By convention, \(\mathrm{precision} = \mathrm{recall} = F_1 = 0\) when both graphs have no adjacencies. Implemented as bnm.precision, bnm.recall, bnm.f1.

On the strictness of TP

bnm defines a true positive as an exact-mark match — same adjacency and same edge kind. Some references count adjacency- only TPs (i.e. either edge kind matches) and report SHD-by-skeleton separately. Practitioners citing F1 from bnm should be explicit about the orientation-aware definition.

References

  • de Jongh, M., & Druzdzel, M. J. (2009). A comparison of structural distance measures for causal Bayesian network models. In Recent Advances in Intelligent Information Systems, 443–456.

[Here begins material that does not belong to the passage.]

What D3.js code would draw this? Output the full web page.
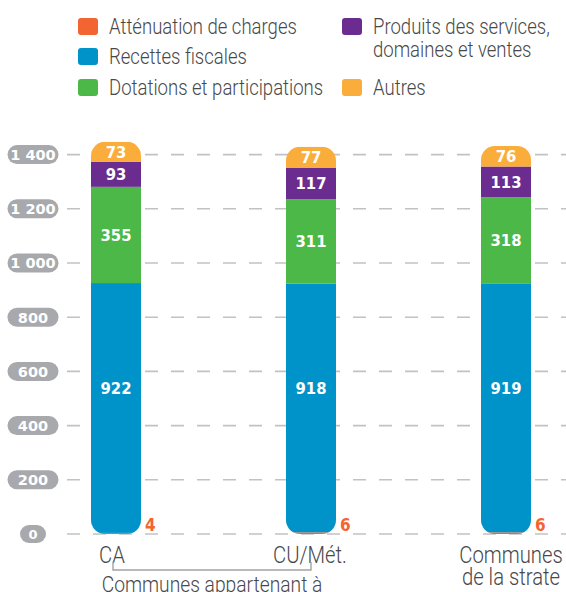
<!DOCTYPE html>
<html>
<head>
<meta charset="utf-8">
<script src="https://cdn.jsdelivr.net/npm/d3@7"></script>
<style>
  html, body { margin: 0; padding: 0; background: #fff; }
  svg { display: block; }
</style>
</head>
<body>
<svg id="chart" width="566" height="592"></svg>
<script>
// Categories along the x axis
const categories = ["CA", "CU/Mét.", "Communes de la strate"];
const categoryLines = [["CA"], ["CU/Mét."], ["Communes", "de la strate"]];

// Stacked series, bottom to top
const seriesNames = [
  "Atténuation de charges",
  "Recettes fiscales",
  "Dotations et participations",
  "Produits des services, domaines et ventes",
  "Autres"
];
const attenuation = [4, 6, 6];
const recettesFiscales = [922, 918, 919];
const dotations = [355, 311, 318];
const produits = [93, 117, 113];
const autres = [73, 77, 76];

const colors = ["#f26532", "#0093c9", "#4cb848", "#6b2c8f", "#fbad3c"];

const yTicks = [0, 200, 400, 600, 800, 1000, 1200, 1400];
const yTickLabels = ["0", "200", "400", "600", "800", "1 000", "1 200", "1 400"];

const groupLabel = "Communes appartenant à";

// Legend layout: [series index, column, row, lines]
const legendItems = [
  [0, 0, 0, ["Atténuation de charges"]],
  [1, 0, 1, ["Recettes fiscales"]],
  [2, 0, 2, ["Dotations et participations"]],
  [3, 1, 0, ["Produits des services,", "domaines et ventes"]],
  [4, 1, 2, ["Autres"]]
];

const seriesValues = [attenuation, recettesFiscales, dotations, produits, autres];
const rows = categories.map((c, i) => {
  const r = { cat: c };
  seriesNames.forEach((s, k) => r[s] = seriesValues[k][i]);
  return r;
});

const svg = d3.select("#chart");
const textFont = "Roboto, 'Liberation Sans', sans-serif";
const numFont = "'DejaVu Sans Condensed', 'DejaVu Sans', sans-serif";
const tickFont = "'DejaVu Sans', sans-serif";
const textColor = "#48484a";
const legendSize = 21.5;

// Horizontal condensation for the light label face
const probe = svg.append("text")
  .attr("font-family", textFont).attr("font-weight", 300)
  .attr("font-size", legendSize).text(legendItems[0][3][0]);
const sx = 188 / probe.node().getComputedTextLength();
probe.remove();

function label(parent, px, py, lines, size, lineGap, anchor) {
  const t = parent.append("text")
    .attr("transform", `translate(${px},${py}) scale(${sx},1)`)
    .attr("text-anchor", anchor || "start")
    .attr("font-family", textFont).attr("font-weight", 300)
    .attr("font-size", size).attr("fill", textColor);
  lines.forEach((ln, j) => {
    t.append("tspan").attr("x", 0).attr("dy", j === 0 ? 0 : lineGap).text(ln);
  });
  return t;
}

const x = d3.scalePoint().domain(categories).range([116, 506]);
const y = d3.scaleLinear().domain([0, 1400]).range([534, 154.6]);
const barW = 50;

// Gridlines
svg.append("g").selectAll("line").data(yTicks).join("line")
  .attr("x1", 67).attr("x2", 566)
  .attr("y1", d => y(d)).attr("y2", d => y(d))
  .attr("stroke", "#c2c2c2").attr("stroke-width", 1.6)
  .attr("stroke-dasharray", "13,13");

// Y tick pills
const tickG = svg.append("g").selectAll("g").data(yTicks).join("g")
  .attr("transform", d => `translate(33,${y(d)})`);
tickG.each(function(d, i) {
  const g = d3.select(this);
  const w = d === 0 ? 26 : 51, h = d === 0 ? 18 : 19;
  g.append("rect").attr("fill", "#a8a9ad")
    .attr("x", -w / 2).attr("y", -h / 2).attr("width", w).attr("height", h).attr("rx", h / 2);
  g.append("text").text(yTickLabels[i])
    .attr("text-anchor", "middle").attr("dy", "0.37em")
    .attr("font-family", tickFont).attr("font-weight", "bold")
    .attr("font-size", d === 0 ? 13 : 14.5).attr("fill", "#fff");
});

// Stacked bars, each clipped to a rounded column
const stack = d3.stack().keys(seriesNames)(rows);
const defs = svg.append("defs");
rows.forEach((r, i) => {
  const total = seriesNames.reduce((s, k) => s + r[k], 0);
  defs.append("clipPath").attr("id", "clip" + i)
    .append("rect")
    .attr("x", x(r.cat) - barW / 2).attr("y", y(total))
    .attr("width", barW).attr("height", y(0) - y(total))
    .attr("rx", 14);
});

const barsG = svg.append("g");
stack.forEach((layer, k) => {
  barsG.append("g").selectAll("rect").data(layer).join("rect")
    .attr("clip-path", (d, i) => `url(#clip${i})`)
    .attr("x", d => x(d.data.cat) - barW / 2)
    .attr("y", d => y(d[1]))
    .attr("width", barW)
    .attr("height", d => y(d[0]) - y(d[1]))
    .attr("fill", colors[k]);
});

// Segment value labels
stack.forEach((layer, k) => {
  if (k === 0) {
    svg.append("g").selectAll("text").data(layer).join("text")
      .attr("x", d => x(d.data.cat) + barW / 2 + 4)
      .attr("y", y(0) - 3)
      .attr("font-family", numFont).attr("font-weight", "bold")
      .attr("font-size", 17).attr("fill", colors[0])
      .text(d => d[1] - d[0]);
    return;
  }
  // the fiscal block label sits a little above its middle
  const pos = k === 1 ? 0.58 : 0.5;
  svg.append("g").selectAll("text").data(layer).join("text")
    .attr("x", d => x(d.data.cat))
    .attr("y", d => y(d[0] + (d[1] - d[0]) * pos))
    .attr("dy", "0.36em")
    .attr("text-anchor", "middle")
    .attr("font-family", numFont).attr("font-weight", "bold")
    .attr("font-size", 16.5).attr("fill", "#fff")
    .text(d => d[1] - d[0]);
});

// X category labels
const xLabelSize = 23.5;
categories.forEach((c, i) => {
  const dx = i === 0 ? -4 : (i === 2 ? 5 : -1);
  label(svg, x(c) + dx, 563, categoryLines[i], xLabelSize, 22, "middle");
});

// Bracket grouping the first two categories
const bx1 = x(categories[0]) - 3, bx2 = x(categories[1]);
svg.append("path")
  .attr("d", `M${bx1},562V570H${bx2}V562`)
  .attr("fill", "none").attr("stroke", "#a3a3a3").attr("stroke-width", 1.4);
label(svg, (bx1 + bx2) / 2, 592, [groupLabel], xLabelSize * 0.95, 0, "middle");

// Legend
const colX = [78, 342], rowY = [18, 48, 79];
const legend = svg.append("g");
legendItems.forEach(([k, col, row, lines]) => {
  legend.append("rect")
    .attr("x", colX[col]).attr("y", rowY[row])
    .attr("width", 20).attr("height", 17).attr("rx", 3)
    .attr("fill", colors[k]);
  label(legend, colX[col] + 31, rowY[row] + 16, lines, legendSize, 23);
});
</script>
</body>
</html>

  • Peters, J., & Bühlmann, P. (2015). Structural intervention distance for evaluating causal graphs. Neural Computation, 27(3), 771–799.

  • Tsamardinos, I., Brown, L. E., & Aliferis, C. F. (2006). The max-min hill-climbing Bayesian network structure learning algorithm. Machine Learning, 65(1), 31–78.